--- What needs to be done ---
From the listing below, copy only the lines from the line that contains "Write a LaTeX" to the line that contains "-- (991.7,-363.3) -- (891.7,-363.3)", counting those two lines as part of the copy.

--- The records ---
■ ■ ■ ■ ■ ■ ■

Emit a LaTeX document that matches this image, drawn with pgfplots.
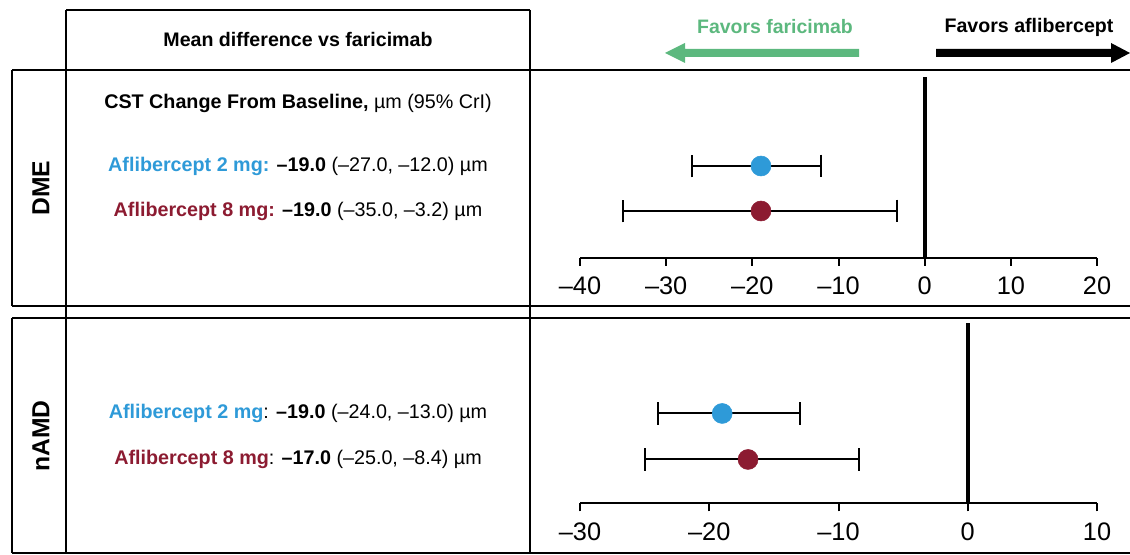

■ ■ ■ ■ ■ ■ ■

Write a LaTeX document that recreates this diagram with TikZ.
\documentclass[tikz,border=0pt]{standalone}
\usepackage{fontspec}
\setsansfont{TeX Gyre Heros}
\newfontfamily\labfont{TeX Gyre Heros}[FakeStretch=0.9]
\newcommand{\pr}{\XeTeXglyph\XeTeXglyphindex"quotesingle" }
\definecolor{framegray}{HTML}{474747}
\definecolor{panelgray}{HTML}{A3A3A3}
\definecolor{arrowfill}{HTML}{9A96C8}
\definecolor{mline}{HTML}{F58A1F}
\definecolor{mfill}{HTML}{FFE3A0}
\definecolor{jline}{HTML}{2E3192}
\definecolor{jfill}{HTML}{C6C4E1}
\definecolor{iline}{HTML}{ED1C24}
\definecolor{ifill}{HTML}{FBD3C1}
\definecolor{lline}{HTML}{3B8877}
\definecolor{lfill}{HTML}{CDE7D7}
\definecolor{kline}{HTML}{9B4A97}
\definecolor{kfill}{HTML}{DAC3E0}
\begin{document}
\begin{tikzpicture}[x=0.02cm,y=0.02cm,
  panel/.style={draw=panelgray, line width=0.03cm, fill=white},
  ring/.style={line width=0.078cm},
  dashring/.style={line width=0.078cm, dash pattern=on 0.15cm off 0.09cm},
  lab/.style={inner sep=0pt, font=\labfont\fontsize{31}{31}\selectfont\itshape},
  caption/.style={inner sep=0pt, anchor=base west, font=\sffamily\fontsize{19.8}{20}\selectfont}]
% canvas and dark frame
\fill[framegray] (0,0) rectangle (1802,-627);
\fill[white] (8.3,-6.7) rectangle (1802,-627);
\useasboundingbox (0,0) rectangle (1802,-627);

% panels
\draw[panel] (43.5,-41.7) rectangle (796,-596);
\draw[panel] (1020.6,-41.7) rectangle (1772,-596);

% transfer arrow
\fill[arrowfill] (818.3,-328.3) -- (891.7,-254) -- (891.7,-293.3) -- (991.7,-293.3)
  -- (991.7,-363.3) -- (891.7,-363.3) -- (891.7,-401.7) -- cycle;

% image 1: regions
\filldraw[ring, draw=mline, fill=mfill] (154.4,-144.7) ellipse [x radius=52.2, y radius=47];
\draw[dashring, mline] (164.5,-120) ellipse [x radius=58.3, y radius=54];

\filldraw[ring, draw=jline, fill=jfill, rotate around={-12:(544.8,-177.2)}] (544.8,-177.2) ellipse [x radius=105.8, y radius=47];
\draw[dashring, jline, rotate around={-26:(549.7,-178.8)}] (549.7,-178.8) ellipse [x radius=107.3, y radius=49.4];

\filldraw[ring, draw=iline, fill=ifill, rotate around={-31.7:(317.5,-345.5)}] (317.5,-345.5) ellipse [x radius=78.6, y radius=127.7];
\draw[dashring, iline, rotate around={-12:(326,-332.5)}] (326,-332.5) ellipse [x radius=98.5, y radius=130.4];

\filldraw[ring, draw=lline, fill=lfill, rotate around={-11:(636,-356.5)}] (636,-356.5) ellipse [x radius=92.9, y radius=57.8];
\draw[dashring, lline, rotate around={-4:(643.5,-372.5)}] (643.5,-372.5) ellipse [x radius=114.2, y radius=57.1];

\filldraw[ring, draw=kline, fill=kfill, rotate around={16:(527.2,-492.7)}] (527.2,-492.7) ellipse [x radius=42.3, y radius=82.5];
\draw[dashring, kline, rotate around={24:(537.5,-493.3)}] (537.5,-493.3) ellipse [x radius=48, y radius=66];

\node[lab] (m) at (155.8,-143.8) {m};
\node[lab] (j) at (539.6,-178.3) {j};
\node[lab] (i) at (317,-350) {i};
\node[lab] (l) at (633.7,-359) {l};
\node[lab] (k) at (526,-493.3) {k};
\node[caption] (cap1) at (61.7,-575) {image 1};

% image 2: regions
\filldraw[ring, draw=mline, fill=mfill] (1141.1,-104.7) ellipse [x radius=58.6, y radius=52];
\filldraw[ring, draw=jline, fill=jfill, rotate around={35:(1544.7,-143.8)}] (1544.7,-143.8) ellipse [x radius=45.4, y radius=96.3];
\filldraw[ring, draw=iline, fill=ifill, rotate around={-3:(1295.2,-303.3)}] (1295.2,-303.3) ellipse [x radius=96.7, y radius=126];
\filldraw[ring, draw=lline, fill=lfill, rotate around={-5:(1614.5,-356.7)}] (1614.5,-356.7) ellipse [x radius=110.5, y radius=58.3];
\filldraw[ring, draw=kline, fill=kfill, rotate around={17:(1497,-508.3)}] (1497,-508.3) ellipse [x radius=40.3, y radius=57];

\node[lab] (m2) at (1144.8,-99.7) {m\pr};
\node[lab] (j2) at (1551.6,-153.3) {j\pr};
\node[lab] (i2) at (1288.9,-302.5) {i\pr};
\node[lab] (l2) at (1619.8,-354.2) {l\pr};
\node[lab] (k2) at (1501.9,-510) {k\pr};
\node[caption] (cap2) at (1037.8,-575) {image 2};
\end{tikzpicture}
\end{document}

■ ■ ■ ■ ■ ■ ■

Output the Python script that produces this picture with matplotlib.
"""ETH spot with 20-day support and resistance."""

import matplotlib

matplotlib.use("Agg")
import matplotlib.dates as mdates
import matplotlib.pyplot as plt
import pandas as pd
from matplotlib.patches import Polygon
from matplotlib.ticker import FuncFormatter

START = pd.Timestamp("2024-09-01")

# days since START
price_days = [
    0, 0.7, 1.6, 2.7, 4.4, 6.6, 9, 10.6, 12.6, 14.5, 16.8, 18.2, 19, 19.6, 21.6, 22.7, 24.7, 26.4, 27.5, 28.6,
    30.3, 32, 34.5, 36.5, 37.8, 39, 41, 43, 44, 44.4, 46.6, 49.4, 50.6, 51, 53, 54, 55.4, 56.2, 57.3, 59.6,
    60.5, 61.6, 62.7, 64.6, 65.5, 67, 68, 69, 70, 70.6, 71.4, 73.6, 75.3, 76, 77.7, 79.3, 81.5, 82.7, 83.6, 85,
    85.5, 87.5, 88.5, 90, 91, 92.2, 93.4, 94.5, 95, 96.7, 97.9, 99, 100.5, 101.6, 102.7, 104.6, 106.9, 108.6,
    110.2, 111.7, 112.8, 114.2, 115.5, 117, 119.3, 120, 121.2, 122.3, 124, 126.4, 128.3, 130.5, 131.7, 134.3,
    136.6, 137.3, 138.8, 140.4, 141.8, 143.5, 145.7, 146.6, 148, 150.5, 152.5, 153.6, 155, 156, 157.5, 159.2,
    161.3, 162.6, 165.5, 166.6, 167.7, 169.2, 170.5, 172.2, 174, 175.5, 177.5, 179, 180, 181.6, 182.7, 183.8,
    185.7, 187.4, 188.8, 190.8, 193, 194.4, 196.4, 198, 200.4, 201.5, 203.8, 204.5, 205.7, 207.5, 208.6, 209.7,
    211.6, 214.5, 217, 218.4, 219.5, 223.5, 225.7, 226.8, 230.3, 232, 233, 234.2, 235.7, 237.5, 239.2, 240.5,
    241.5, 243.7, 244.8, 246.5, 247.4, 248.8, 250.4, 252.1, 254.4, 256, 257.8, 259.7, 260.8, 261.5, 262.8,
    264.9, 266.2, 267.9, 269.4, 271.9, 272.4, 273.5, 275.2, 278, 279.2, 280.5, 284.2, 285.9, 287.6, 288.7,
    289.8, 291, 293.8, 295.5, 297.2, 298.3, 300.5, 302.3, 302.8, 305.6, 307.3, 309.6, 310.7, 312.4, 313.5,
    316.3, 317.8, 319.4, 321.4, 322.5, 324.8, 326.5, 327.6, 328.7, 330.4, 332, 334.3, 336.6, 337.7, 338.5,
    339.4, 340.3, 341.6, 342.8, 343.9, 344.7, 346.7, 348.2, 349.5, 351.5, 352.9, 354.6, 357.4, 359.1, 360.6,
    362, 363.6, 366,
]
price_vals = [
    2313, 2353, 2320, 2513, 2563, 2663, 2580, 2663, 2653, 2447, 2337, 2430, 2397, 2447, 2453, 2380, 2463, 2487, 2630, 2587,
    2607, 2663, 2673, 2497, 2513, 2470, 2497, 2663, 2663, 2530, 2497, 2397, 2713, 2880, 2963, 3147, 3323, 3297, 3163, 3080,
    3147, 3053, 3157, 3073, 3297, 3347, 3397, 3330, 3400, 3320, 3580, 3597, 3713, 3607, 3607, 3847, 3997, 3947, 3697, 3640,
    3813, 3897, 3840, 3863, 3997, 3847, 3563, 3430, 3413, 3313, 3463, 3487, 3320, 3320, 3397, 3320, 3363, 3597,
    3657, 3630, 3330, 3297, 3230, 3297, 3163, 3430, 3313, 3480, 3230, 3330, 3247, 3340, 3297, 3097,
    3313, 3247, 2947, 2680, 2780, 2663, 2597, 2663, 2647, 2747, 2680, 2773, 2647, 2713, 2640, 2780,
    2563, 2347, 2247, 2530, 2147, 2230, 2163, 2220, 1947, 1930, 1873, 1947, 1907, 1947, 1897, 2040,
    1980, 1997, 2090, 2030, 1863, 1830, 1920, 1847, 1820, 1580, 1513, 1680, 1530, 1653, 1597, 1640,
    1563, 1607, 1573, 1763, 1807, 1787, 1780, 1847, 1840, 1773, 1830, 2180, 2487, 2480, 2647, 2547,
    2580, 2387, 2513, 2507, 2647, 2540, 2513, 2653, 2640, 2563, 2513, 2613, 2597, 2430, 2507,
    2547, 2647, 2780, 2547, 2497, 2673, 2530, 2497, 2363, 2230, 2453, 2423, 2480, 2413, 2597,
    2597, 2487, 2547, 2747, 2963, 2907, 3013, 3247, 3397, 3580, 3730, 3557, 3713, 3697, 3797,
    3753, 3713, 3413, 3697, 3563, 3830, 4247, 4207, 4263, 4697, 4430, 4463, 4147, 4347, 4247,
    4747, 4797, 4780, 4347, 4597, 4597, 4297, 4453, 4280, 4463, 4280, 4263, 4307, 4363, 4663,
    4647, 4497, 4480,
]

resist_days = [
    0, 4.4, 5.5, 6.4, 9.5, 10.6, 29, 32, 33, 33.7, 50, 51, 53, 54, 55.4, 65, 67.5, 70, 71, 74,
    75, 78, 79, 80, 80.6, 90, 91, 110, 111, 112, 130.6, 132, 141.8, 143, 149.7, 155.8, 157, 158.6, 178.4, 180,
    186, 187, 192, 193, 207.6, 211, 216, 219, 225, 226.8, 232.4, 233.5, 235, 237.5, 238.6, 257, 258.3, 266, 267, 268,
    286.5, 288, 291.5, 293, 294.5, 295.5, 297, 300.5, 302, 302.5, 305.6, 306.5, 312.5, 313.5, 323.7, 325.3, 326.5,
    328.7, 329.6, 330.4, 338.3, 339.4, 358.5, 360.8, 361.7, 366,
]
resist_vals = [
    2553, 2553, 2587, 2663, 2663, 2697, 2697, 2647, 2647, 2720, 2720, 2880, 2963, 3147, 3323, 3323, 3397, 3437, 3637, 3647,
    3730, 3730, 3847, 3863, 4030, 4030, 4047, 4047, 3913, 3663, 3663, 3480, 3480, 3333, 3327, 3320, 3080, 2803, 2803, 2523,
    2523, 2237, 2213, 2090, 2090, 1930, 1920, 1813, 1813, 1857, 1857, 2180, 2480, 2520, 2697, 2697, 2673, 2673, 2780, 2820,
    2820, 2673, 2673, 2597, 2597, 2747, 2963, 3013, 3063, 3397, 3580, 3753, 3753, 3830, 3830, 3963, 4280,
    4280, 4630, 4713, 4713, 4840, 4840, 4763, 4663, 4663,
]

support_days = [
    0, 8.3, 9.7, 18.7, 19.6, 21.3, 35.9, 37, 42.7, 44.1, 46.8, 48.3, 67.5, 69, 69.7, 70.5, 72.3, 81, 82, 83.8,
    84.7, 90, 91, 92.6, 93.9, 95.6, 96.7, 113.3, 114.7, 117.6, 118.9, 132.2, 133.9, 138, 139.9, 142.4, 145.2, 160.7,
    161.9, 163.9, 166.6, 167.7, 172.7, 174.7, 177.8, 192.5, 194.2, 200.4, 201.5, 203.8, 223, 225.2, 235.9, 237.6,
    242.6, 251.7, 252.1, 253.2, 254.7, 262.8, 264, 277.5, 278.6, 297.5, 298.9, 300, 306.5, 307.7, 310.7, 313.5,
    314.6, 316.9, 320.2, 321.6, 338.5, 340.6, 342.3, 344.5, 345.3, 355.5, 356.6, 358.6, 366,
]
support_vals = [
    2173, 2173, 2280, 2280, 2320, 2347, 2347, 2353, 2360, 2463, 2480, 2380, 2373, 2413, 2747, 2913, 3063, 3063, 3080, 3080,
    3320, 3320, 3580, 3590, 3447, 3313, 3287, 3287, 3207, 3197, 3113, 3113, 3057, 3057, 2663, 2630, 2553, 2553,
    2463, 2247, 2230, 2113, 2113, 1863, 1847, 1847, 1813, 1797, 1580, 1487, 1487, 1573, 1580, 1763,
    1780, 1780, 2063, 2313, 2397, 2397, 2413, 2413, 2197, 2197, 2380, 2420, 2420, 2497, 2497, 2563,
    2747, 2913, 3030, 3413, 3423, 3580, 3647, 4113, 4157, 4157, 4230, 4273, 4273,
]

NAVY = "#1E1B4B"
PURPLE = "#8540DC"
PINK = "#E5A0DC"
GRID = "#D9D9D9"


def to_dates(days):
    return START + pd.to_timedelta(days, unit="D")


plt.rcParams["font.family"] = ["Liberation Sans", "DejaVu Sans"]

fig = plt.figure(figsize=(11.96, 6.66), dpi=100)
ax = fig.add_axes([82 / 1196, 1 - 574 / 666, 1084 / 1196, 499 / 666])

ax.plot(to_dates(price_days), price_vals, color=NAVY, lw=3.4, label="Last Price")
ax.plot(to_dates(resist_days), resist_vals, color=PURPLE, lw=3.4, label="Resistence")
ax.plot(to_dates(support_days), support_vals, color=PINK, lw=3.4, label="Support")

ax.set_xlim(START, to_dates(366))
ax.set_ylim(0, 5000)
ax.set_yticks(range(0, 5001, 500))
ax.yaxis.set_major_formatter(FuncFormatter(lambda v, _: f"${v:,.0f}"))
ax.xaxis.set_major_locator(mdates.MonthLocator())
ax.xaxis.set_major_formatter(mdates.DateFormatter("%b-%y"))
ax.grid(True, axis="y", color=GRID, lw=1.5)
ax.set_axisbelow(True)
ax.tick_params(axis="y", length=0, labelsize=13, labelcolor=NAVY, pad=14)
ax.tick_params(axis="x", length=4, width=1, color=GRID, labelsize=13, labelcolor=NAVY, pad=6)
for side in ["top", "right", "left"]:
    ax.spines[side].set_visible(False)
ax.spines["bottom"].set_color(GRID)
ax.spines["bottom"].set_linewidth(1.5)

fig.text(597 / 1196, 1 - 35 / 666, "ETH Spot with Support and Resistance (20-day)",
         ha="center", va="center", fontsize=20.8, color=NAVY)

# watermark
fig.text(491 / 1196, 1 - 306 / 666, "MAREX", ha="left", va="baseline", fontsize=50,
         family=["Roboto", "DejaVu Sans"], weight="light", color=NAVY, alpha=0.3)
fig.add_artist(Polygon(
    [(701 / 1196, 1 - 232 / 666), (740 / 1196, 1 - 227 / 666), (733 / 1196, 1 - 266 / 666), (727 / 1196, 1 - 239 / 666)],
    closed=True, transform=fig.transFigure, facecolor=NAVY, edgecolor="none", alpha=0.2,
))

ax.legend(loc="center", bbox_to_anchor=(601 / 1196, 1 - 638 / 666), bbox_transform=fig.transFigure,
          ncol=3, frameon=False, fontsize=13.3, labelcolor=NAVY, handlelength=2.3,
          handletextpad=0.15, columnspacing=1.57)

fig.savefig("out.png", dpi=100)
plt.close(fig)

■ ■ ■ ■ ■ ■ ■

--- Answer to this problem ---
Write a LaTeX document that recreates this diagram with TikZ.
\documentclass[tikz,border=0pt]{standalone}
\usepackage{fontspec}
\setsansfont{TeX Gyre Heros}
\newfontfamily\labfont{TeX Gyre Heros}[FakeStretch=0.9]
\newcommand{\pr}{\XeTeXglyph\XeTeXglyphindex"quotesingle" }
\definecolor{framegray}{HTML}{474747}
\definecolor{panelgray}{HTML}{A3A3A3}
\definecolor{arrowfill}{HTML}{9A96C8}
\definecolor{mline}{HTML}{F58A1F}
\definecolor{mfill}{HTML}{FFE3A0}
\definecolor{jline}{HTML}{2E3192}
\definecolor{jfill}{HTML}{C6C4E1}
\definecolor{iline}{HTML}{ED1C24}
\definecolor{ifill}{HTML}{FBD3C1}
\definecolor{lline}{HTML}{3B8877}
\definecolor{lfill}{HTML}{CDE7D7}
\definecolor{kline}{HTML}{9B4A97}
\definecolor{kfill}{HTML}{DAC3E0}
\begin{document}
\begin{tikzpicture}[x=0.02cm,y=0.02cm,
  panel/.style={draw=panelgray, line width=0.03cm, fill=white},
  ring/.style={line width=0.078cm},
  dashring/.style={line width=0.078cm, dash pattern=on 0.15cm off 0.09cm},
  lab/.style={inner sep=0pt, font=\labfont\fontsize{31}{31}\selectfont\itshape},
  caption/.style={inner sep=0pt, anchor=base west, font=\sffamily\fontsize{19.8}{20}\selectfont}]
% canvas and dark frame
\fill[framegray] (0,0) rectangle (1802,-627);
\fill[white] (8.3,-6.7) rectangle (1802,-627);
\useasboundingbox (0,0) rectangle (1802,-627);

% panels
\draw[panel] (43.5,-41.7) rectangle (796,-596);
\draw[panel] (1020.6,-41.7) rectangle (1772,-596);

% transfer arrow
\fill[arrowfill] (818.3,-328.3) -- (891.7,-254) -- (891.7,-293.3) -- (991.7,-293.3)
  -- (991.7,-363.3) -- (891.7,-363.3) -- (891.7,-401.7) -- cycle;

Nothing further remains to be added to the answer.